Noise thermometry applied to thermoelectric measurements in InAs nanowires

TL;DR

This study uses noise thermometry to accurately measure thermoelectric properties in InAs nanowires at low temperature, revealing mesoscopic fluctuations and enabling improved thermal biasing techniques.

Contribution

It introduces a primary electronic noise thermometry method for calibrating thermal bias and demonstrates its application in measuring thermopower in InAs nanowires.

Findings

Shot noise indicates elastic diffusive transport with negligible electron-phonon interaction.

Thermoelectric Seebeck coefficient shows strong mesoscopic fluctuations with gate voltage.

Contact heating scheme effectively creates thermal bias for thermopower measurement.

Abstract

We apply noise thermometry to characterize charge and thermoelectric transport in single InAs nanowires (NWs) at a bath temperature of 4.2 K. Shot noise measurements identify elastic diffusive transport in our NWs with negligible electron-phonon interaction.
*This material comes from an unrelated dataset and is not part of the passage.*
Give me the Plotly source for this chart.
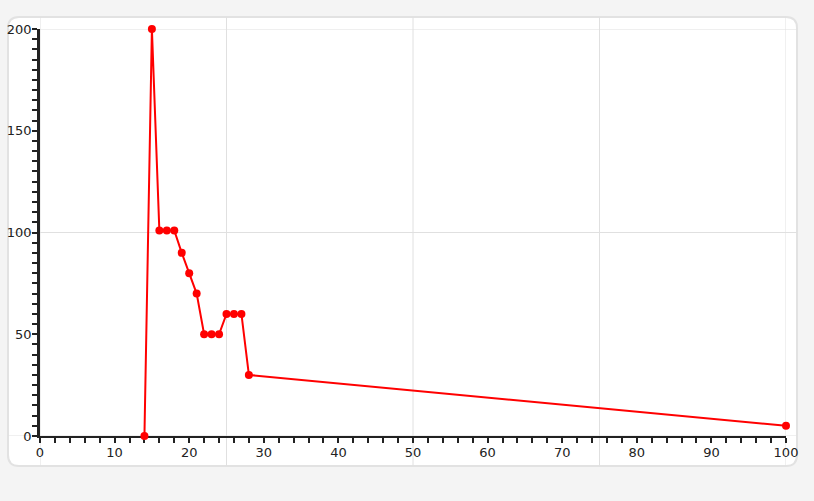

This enables us to set up a measurement of the diffusion thermopower. Unlike in previous approaches, we make use of a primary electronic noise thermometry to calibrate a thermal bias across the NW. In particular, this enables us to apply a contact heating scheme, which is much more efficient in creating the thermal bias as compared to conventional substrate heating. The measured thermoelectric Seebeck coefficient exhibits strong mesoscopic fluctuations in dependence on the back-gate voltage that is used to tune the NW carrier density. We analyze the transport and thermoelectric data in terms of approximate Mott's thermopower relation and to evaluate a gate-voltage to Fermi energy conversion factor.